Your copy of the material must match it exactly, except that pictures are dropped.

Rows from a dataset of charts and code
☆ ☆ ☆

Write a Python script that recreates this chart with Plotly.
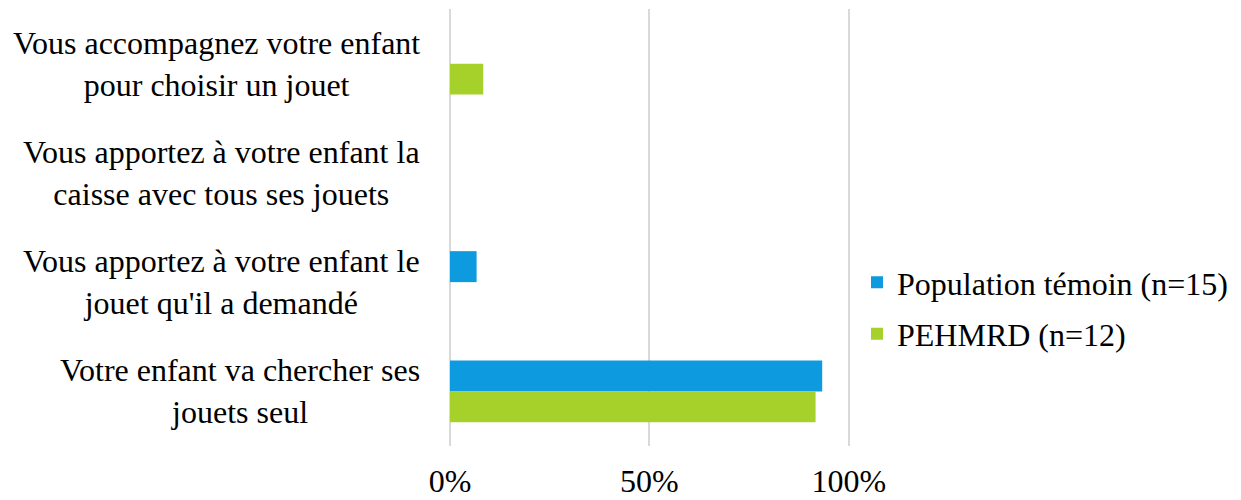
import plotly.graph_objects as go

categories = [
    "Vous accompagnez votre enfant<br>pour choisir un jouet",
    "Vous apportez à votre enfant la<br>caisse avec tous ses jouets",
    "Vous apportez à votre enfant le<br>jouet qu'il a demandé",
    "Votre enfant va chercher ses<br>jouets seul",
]
temoin = [0.0, 0.0, 0.0667, 0.9333]
pehmrd = [0.0833, 0.0, 0.0, 0.9167]
x_ticks = [0, 0.5, 1.0]
x_ticklabels = ["0%", "50%", "100%"]

FONT = "Liberation Serif"
BLUE = "#0D9ADF"
GREEN = "#A6D12B"
GRID = "#D9D9D9"

# page body has an 8px margin: figure is sized/shifted to land at the reference positions
fig = go.Figure()
fig.add_trace(go.Bar(y=categories, x=temoin, orientation="h", name="Population témoin (n=15)",
                     marker=dict(color=BLUE, line=dict(width=0)), legendgroup="a"))
fig.add_trace(go.Bar(y=categories, x=pehmrd, orientation="h", name="PEHMRD (n=12)",
                     marker=dict(color=GREEN, line=dict(width=0)), legendgroup="b"))

for c in categories:
    fig.add_annotation(x=0, y=c, xref="x", yref="y", text=c, showarrow=False,
                       xanchor="right", yanchor="middle", align="center", xshift=-28,
                       font=dict(family=FONT, size=32, color="black"))

fig.update_layout(
    width=1233, height=492,
    margin=dict(l=442, r=391, t=1, b=54, autoexpand=False),
    paper_bgcolor="white", plot_bgcolor="white",
    barmode="group", bargap=0.433, bargroupgap=0,
    font=dict(family=FONT, size=32, color="black"),
    showlegend=True,
    legend=dict(x=1.0175, y=0.315, xanchor="left", yanchor="middle",
                font=dict(family=FONT, size=32, color="black"),
                tracegroupgap=7, traceorder="grouped", bgcolor="rgba(0,0,0,0)"),
    xaxis=dict(range=[0, 1.003], tickvals=x_ticks, ticktext=x_ticklabels,
               showgrid=True, gridcolor=GRID, gridwidth=1.5,
               zeroline=True, zerolinecolor=GRID, zerolinewidth=1.5,
               showline=False, ticks="outside", ticklen=7, tickcolor="rgba(0,0,0,0)",
               tickfont=dict(family=FONT, size=32, color="black")),
    yaxis=dict(autorange="reversed", showticklabels=False, showgrid=False,
               zeroline=False, showline=False, ticks=""),
)

fig.write_html("out.html")
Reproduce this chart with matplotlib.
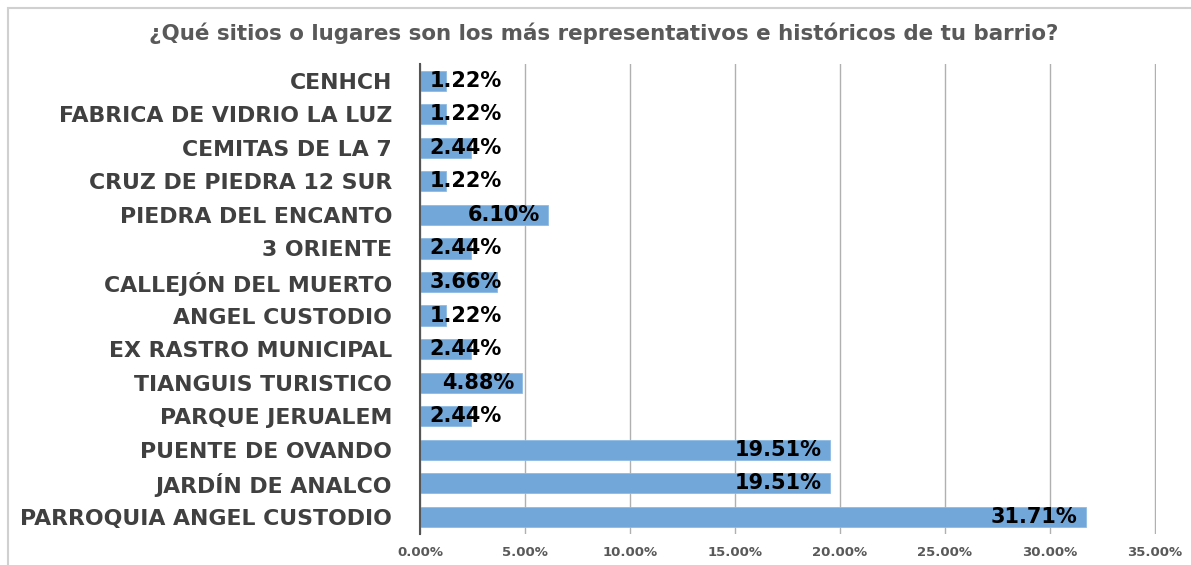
import matplotlib
matplotlib.use("Agg")
import matplotlib.pyplot as plt
from matplotlib.patches import Rectangle
from matplotlib.ticker import FuncFormatter, MultipleLocator

title = "¿Qué sitios o lugares son los más representativos e históricos de tu barrio?"
categories = [
    "CENHCH",
    "FABRICA DE VIDRIO LA LUZ",
    "CEMITAS DE LA 7",
    "CRUZ DE PIEDRA 12 SUR",
    "PIEDRA DEL ENCANTO",
    "3 ORIENTE",
    "CALLEJÓN DEL MUERTO",
    "ANGEL CUSTODIO",
    "EX RASTRO MUNICIPAL",
    "TIANGUIS TURISTICO",
    "PARQUE JERUALEM",
    "PUENTE DE OVANDO",
    "JARDÍN DE ANALCO",
    "PARROQUIA ANGEL CUSTODIO",
]
values = [1.22, 1.22, 2.44, 1.22, 6.10, 2.44, 3.66, 1.22, 2.44, 4.88, 2.44, 19.51, 19.51, 31.71]

FONT = ["DejaVu Sans"]
plt.rcParams["font.family"] = FONT

fig = plt.figure(figsize=(11.91, 5.65), dpi=100)
ax = fig.add_axes([420 / 1191, 1 - 533.5 / 565, 736 / 1191, 469.5 / 565])

n = len(categories)
ypos = list(range(n))
ax.barh(ypos, values, height=0.6, color="#72a7da", edgecolor="#8fbbe4", linewidth=0.6, zorder=2)
ax.set_ylim(n - 0.5, -0.5)
ax.set_xlim(0, 35.05)
ax.xaxis.set_major_locator(MultipleLocator(5))
ax.xaxis.set_major_formatter(FuncFormatter(lambda v, p: f"{v:.2f}%"))
ax.set_yticks(ypos)
ax.set_yticklabels(categories, fontsize=15.8, fontweight="bold", color="#404040")
ax.tick_params(axis="y", length=0, pad=20)
ax.tick_params(axis="x", length=0, pad=9, labelsize=9.5, labelcolor="#595959")
for lab in ax.get_xticklabels():
    lab.set_fontweight("bold")
ax.grid(axis="x", color="#b0b0b0", linewidth=1.0, zorder=0)
ax.set_axisbelow(True)
for s in ["top", "right", "bottom"]:
    ax.spines[s].set_visible(False)
ax.spines["left"].set_color("#555555")
ax.spines["left"].set_linewidth(1.5)
ax.spines["left"].set_zorder(3)

for y, v in zip(ypos, values):
    txt = f"{v:.2f}%"
    if v < 4.0:
        ax.text(0.45, y, txt, ha="left", va="center", fontsize=15, fontweight="bold", color="black", zorder=4)
    else:
        ax.text(v - 0.4, y, txt, ha="right", va="center", fontsize=15, fontweight="bold", color="black", zorder=4)

fig.text(604 / 1191, 1 - 33 / 565, title, ha="center", va="center", fontsize=15.4,
         fontweight="bold", color="#595959")

fig.patches.append(Rectangle((8 / 1191, -0.1), 1.2, 1.1 - 8 / 565 + 0.0, transform=fig.transFigure,
                             fill=False, edgecolor="#d0d0d0", linewidth=1.5, zorder=0))

fig.savefig("out.png", dpi=100, facecolor="white")
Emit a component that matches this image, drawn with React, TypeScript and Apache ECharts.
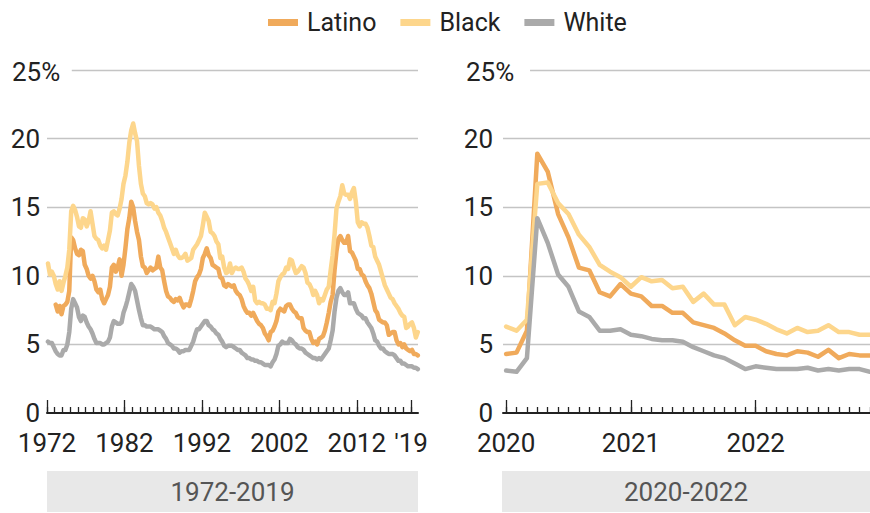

☆ ☆ ☆

__The output__
Write a Python script that recreates this chart with Plotly.
import plotly.graph_objects as go

categories = [
    "Vous accompagnez votre enfant<br>pour choisir un jouet",
    "Vous apportez à votre enfant la<br>caisse avec tous ses jouets",
    "Vous apportez à votre enfant le<br>jouet qu'il a demandé",
    "Votre enfant va chercher ses<br>jouets seul",
]
temoin = [0.0, 0.0, 0.0667, 0.9333]
pehmrd = [0.0833, 0.0, 0.0, 0.9167]
x_ticks = [0, 0.5, 1.0]
x_ticklabels = ["0%", "50%", "100%"]

FONT = "Liberation Serif"
BLUE = "#0D9ADF"
GREEN = "#A6D12B"
GRID = "#D9D9D9"

# page body has an 8px margin: figure is sized/shifted to land at the reference positions
fig = go.Figure()
fig.add_trace(go.Bar(y=categories, x=temoin, orientation="h", name="Population témoin (n=15)",
                     marker=dict(color=BLUE, line=dict(width=0)), legendgroup="a"))
fig.add_trace(go.Bar(y=categories, x=pehmrd, orientation="h", name="PEHMRD (n=12)",
                     marker=dict(color=GREEN, line=dict(width=0)), legendgroup="b"))

for c in categories:
    fig.add_annotation(x=0, y=c, xref="x", yref="y", text=c, showarrow=False,
                       xanchor="right", yanchor="middle", align="center", xshift=-28,
                       font=dict(family=FONT, size=32, color="black"))

fig.update_layout(
    width=1233, height=492,
    margin=dict(l=442, r=391, t=1, b=54, autoexpand=False),
    paper_bgcolor="white", plot_bgcolor="white",
    barmode="group", bargap=0.433, bargroupgap=0,
    font=dict(family=FONT, size=32, color="black"),
    showlegend=True,
    legend=dict(x=1.0175, y=0.315, xanchor="left", yanchor="middle",
                font=dict(family=FONT, size=32, color="black"),
                tracegroupgap=7, traceorder="grouped", bgcolor="rgba(0,0,0,0)"),
    xaxis=dict(range=[0, 1.003], tickvals=x_ticks, ticktext=x_ticklabels,
               showgrid=True, gridcolor=GRID, gridwidth=1.5,
               zeroline=True, zerolinecolor=GRID, zerolinewidth=1.5,
               showline=False, ticks="outside", ticklen=7, tickcolor="rgba(0,0,0,0)",
               tickfont=dict(family=FONT, size=32, color="black")),
    yaxis=dict(autorange="reversed", showticklabels=False, showgrid=False,
               zeroline=False, showline=False, ticks=""),
)

fig.write_html("out.html")
Reproduce this chart with matplotlib.
import matplotlib
matplotlib.use("Agg")
import matplotlib.pyplot as plt
from matplotlib.patches import Rectangle
from matplotlib.ticker import FuncFormatter, MultipleLocator

title = "¿Qué sitios o lugares son los más representativos e históricos de tu barrio?"
categories = [
    "CENHCH",
    "FABRICA DE VIDRIO LA LUZ",
    "CEMITAS DE LA 7",
    "CRUZ DE PIEDRA 12 SUR",
    "PIEDRA DEL ENCANTO",
    "3 ORIENTE",
    "CALLEJÓN DEL MUERTO",
    "ANGEL CUSTODIO",
    "EX RASTRO MUNICIPAL",
    "TIANGUIS TURISTICO",
    "PARQUE JERUALEM",
    "PUENTE DE OVANDO",
    "JARDÍN DE ANALCO",
    "PARROQUIA ANGEL CUSTODIO",
]
values = [1.22, 1.22, 2.44, 1.22, 6.10, 2.44, 3.66, 1.22, 2.44, 4.88, 2.44, 19.51, 19.51, 31.71]

FONT = ["DejaVu Sans"]
plt.rcParams["font.family"] = FONT

fig = plt.figure(figsize=(11.91, 5.65), dpi=100)
ax = fig.add_axes([420 / 1191, 1 - 533.5 / 565, 736 / 1191, 469.5 / 565])

n = len(categories)
ypos = list(range(n))
ax.barh(ypos, values, height=0.6, color="#72a7da", edgecolor="#8fbbe4", linewidth=0.6, zorder=2)
ax.set_ylim(n - 0.5, -0.5)
ax.set_xlim(0, 35.05)
ax.xaxis.set_major_locator(MultipleLocator(5))
ax.xaxis.set_major_formatter(FuncFormatter(lambda v, p: f"{v:.2f}%"))
ax.set_yticks(ypos)
ax.set_yticklabels(categories, fontsize=15.8, fontweight="bold", color="#404040")
ax.tick_params(axis="y", length=0, pad=20)
ax.tick_params(axis="x", length=0, pad=9, labelsize=9.5, labelcolor="#595959")
for lab in ax.get_xticklabels():
    lab.set_fontweight("bold")
ax.grid(axis="x", color="#b0b0b0", linewidth=1.0, zorder=0)
ax.set_axisbelow(True)
for s in ["top", "right", "bottom"]:
    ax.spines[s].set_visible(False)
ax.spines["left"].set_color("#555555")
ax.spines["left"].set_linewidth(1.5)
ax.spines["left"].set_zorder(3)

for y, v in zip(ypos, values):
    txt = f"{v:.2f}%"
    if v < 4.0:
        ax.text(0.45, y, txt, ha="left", va="center", fontsize=15, fontweight="bold", color="black", zorder=4)
    else:
        ax.text(v - 0.4, y, txt, ha="right", va="center", fontsize=15, fontweight="bold", color="black", zorder=4)

fig.text(604 / 1191, 1 - 33 / 565, title, ha="center", va="center", fontsize=15.4,
         fontweight="bold", color="#595959")

fig.patches.append(Rectangle((8 / 1191, -0.1), 1.2, 1.1 - 8 / 565 + 0.0, transform=fig.transFigure,
                             fill=False, edgecolor="#d0d0d0", linewidth=1.5, zorder=0))

fig.savefig("out.png", dpi=100, facecolor="white")
Emit a component that matches this image, drawn with React, TypeScript and Apache ECharts.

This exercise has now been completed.